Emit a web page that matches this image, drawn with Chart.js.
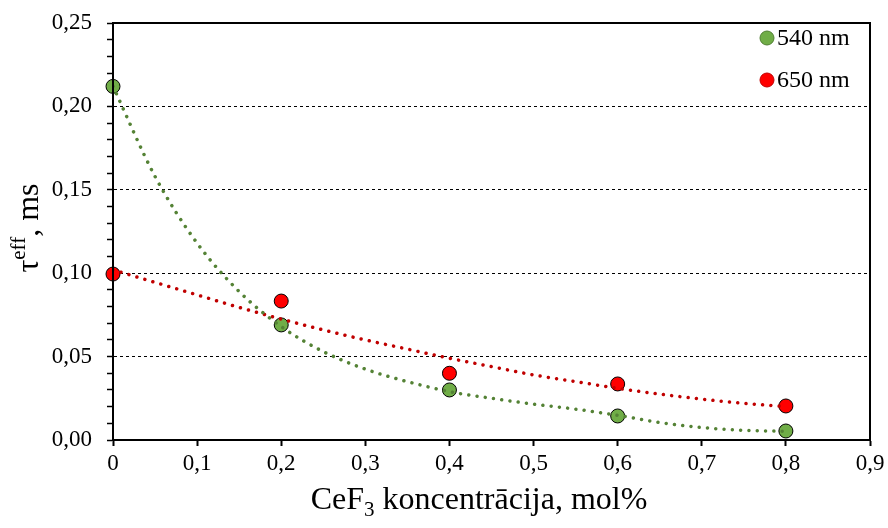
<!DOCTYPE html>
<html>
<head>
<meta charset="utf-8">
<script src="https://cdn.jsdelivr.net/npm/chart.js@4"></script>
<style>
  body { margin: 0; background: #fff; }
</style>
</head>
<body>
<canvas id="myChart" width="888" height="528"></canvas>
<script>
// measured points
const conc = [0, 0.2, 0.4, 0.6, 0.8]
const tau540 = [0.212, 0.069, 0.030, 0.0144, 0.0054]
const tau650 = [0.0995, 0.0833, 0.040, 0.0336, 0.0204]

// trend lines
const trendX = [0, 0.05, 0.1, 0.15, 0.2, 0.25, 0.3, 0.35, 0.4, 0.45, 0.5, 0.55, 0.6, 0.65, 0.7, 0.75, 0.8]
const trend540 = [0.212, 0.158, 0.118, 0.089, 0.068, 0.053, 0.0425, 0.035, 0.029, 0.025, 0.0215, 0.0185, 0.0148, 0.0105, 0.0075, 0.0058, 0.0052]
const trend650 = [0.102, 0.0945, 0.087, 0.0795, 0.0725, 0.066, 0.060, 0.0545, 0.049, 0.044, 0.039, 0.035, 0.031, 0.0275, 0.0245, 0.022, 0.020]

const seriesLabels = ['540 nm', '650 nm']
const xTitle = ['CeF', '3', ' koncentrācija, mol%']
const yTitle = ['τ', 'eff', ', ms']

const font = 'Liberation Serif'
const toPts = (xs, ys) => xs.map((x, i) => ({x, y: ys[i]}))
const comma = v => v === 0 ? '0' : v.toFixed(1).replace('.', ',')

//draws frame, legend and the axis titles with sub/superscripts
const extras = {
    id: 'extras',
    afterDraw(chart) {
        const {ctx, chartArea: a} = chart
        ctx.save()
        ctx.strokeStyle = '#000'
        ctx.lineWidth = 2
        ctx.strokeRect(a.left, a.top, a.right - a.left, a.bottom - a.top)

        // legend
        const legend = [
            {text: seriesLabels[0], fill: '#70AD47', edge: '#507e32', y: 38},
            {text: seriesLabels[1], fill: '#FF0000', edge: '#c00000', y: 80}
        ]
        ctx.font = '24px "' + font + '"'
        ctx.textBaseline = 'middle'
        ctx.textAlign = 'left'
        legend.forEach(l => {
            ctx.beginPath()
            ctx.arc(767, l.y, 7, 0, Math.PI * 2)
            ctx.fillStyle = l.fill
            ctx.fill()
            ctx.lineWidth = 1
            ctx.strokeStyle = l.edge
            ctx.stroke()
            ctx.fillStyle = '#000'
            ctx.fillText(l.text, 777, l.y + 1)
        })

        // x title with subscript
        ctx.textBaseline = 'alphabetic'
        const big = '32px "' + font + '"', small = '21px "' + font + '"'
        ctx.font = big
        let w0 = ctx.measureText(xTitle[0]).width
        let w2 = ctx.measureText(xTitle[2]).width
        ctx.font = small
        let w1 = ctx.measureText(xTitle[1]).width
        let x = 479 - (w0 + w1 + w2) / 2
        const by = 509
        ctx.font = big
        ctx.fillText(xTitle[0], x, by)
        ctx.font = small
        ctx.fillText(xTitle[1], x + w0, by + 7)
        ctx.font = big
        ctx.fillText(xTitle[2], x + w0 + w1, by)

        // y title with superscript, rotated
        ctx.translate(38, 228)
        ctx.rotate(-Math.PI / 2)
        ctx.font = big
        w0 = ctx.measureText(yTitle[0]).width
        w2 = ctx.measureText(yTitle[2]).width
        ctx.font = small
        w1 = ctx.measureText(yTitle[1]).width
        x = -(w0 + w1 + w2) / 2
        ctx.font = big
        ctx.fillText(yTitle[0], x, 0)
        ctx.font = small
        ctx.fillText(yTitle[1], x + w0, -13)
        ctx.font = big
        ctx.fillText(yTitle[2], x + w0 + w1, 0)
        ctx.restore()
    }
}

const trendStyle = color => ({
    type: 'line',
    borderColor: color,
    borderWidth: 3.5,
    borderDash: [0.01, 8.3],
    borderCapStyle: 'round',
    pointRadius: 0,
    cubicInterpolationMode: 'monotone',
    fill: false
})

const config = {
    type: 'scatter',
    data: {
        datasets: [
            {...trendStyle('#548235'), label: 'trend540', data: toPts(trendX, trend540)},
            {...trendStyle('#C00000'), label: 'trend650', data: toPts(trendX, trend650)},
            {
                label: seriesLabels[0],
                data: toPts(conc, tau540),
                backgroundColor: '#70AD47',
                borderColor: '#000',
                borderWidth: 1,
                pointRadius: 7,
                clip: false
            },
            {
                label: seriesLabels[1],
                data: toPts(conc, tau650),
                backgroundColor: '#FF0000',
                borderColor: '#000',
                borderWidth: 1,
                pointRadius: 7,
                clip: false
            }
        ]
    },
    options: {
        responsive: false,
        animation: false,
        devicePixelRatio: 1,
        layout: {padding: {top: 23, right: 18, left: 0, bottom: 0}},
        plugins: {legend: {display: false}, tooltip: {enabled: false}},
        scales: {
            x: {
                type: 'linear',
                min: 0, max: 0.9,
                afterFit: s => { s.height = 88; s.paddingLeft = 0; s.paddingRight = 0 },
                ticks: {
                    stepSize: 0.1,
                    color: '#000',
                    padding: 4,
                    maxRotation: 0,
                    font: {family: font, size: 23},
                    callback: v => comma(Math.round(v * 10) / 10)
                },
                grid: {drawOnChartArea: false, tickLength: 6, tickColor: '#000', tickWidth: 2},
                border: {color: '#000', width: 2}
            },
            y: {
                min: 0, max: 0.25,
                afterFit: s => { s.width = 113; s.paddingTop = 0; s.paddingBottom = 0 },
                ticks: {
                    stepSize: 0.01,
                    color: '#000',
                    padding: 15,
                    autoSkip: false,
                    font: {family: font, size: 23},
                    callback: v => {
                        const h = Math.round(v * 100)
                        return h % 5 === 0 ? (h / 100).toFixed(2).replace('.', ',') : ''
                    }
                },
                grid: {
                    tickLength: 6,
                    tickColor: '#000',
                    tickWidth: 1.5,
                    lineWidth: 1,
                    color: c => {
                        const h = Math.round(c.tick.value * 100)
                        return (h % 5 === 0 && h > 0 && h < 25) ? '#000' : 'rgba(0,0,0,0)'
                    }
                },
                border: {color: '#000', width: 2, dash: [3, 3]}
            }
        }
    },
    plugins: [extras]
}

new Chart(document.getElementById('myChart'), config)
</script>
</body>
</html>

- [Written exercise]: Restate only the lines running from the start of the material above through the line containing "const tau650 = [0.0995, 0.0833, 0.040, 0.0336, 0.0204]", ends included. No pictures.

- [Response to this exercise]:
Emit a web page that matches this image, drawn with Chart.js.
<!DOCTYPE html>
<html>
<head>
<meta charset="utf-8">
<script src="https://cdn.jsdelivr.net/npm/chart.js@4"></script>
<style>
  body { margin: 0; background: #fff; }
</style>
</head>
<body>
<canvas id="myChart" width="888" height="528"></canvas>
<script>
// measured points
const conc = [0, 0.2, 0.4, 0.6, 0.8]
const tau540 = [0.212, 0.069, 0.030, 0.0144, 0.0054]
const tau650 = [0.0995, 0.0833, 0.040, 0.0336, 0.0204]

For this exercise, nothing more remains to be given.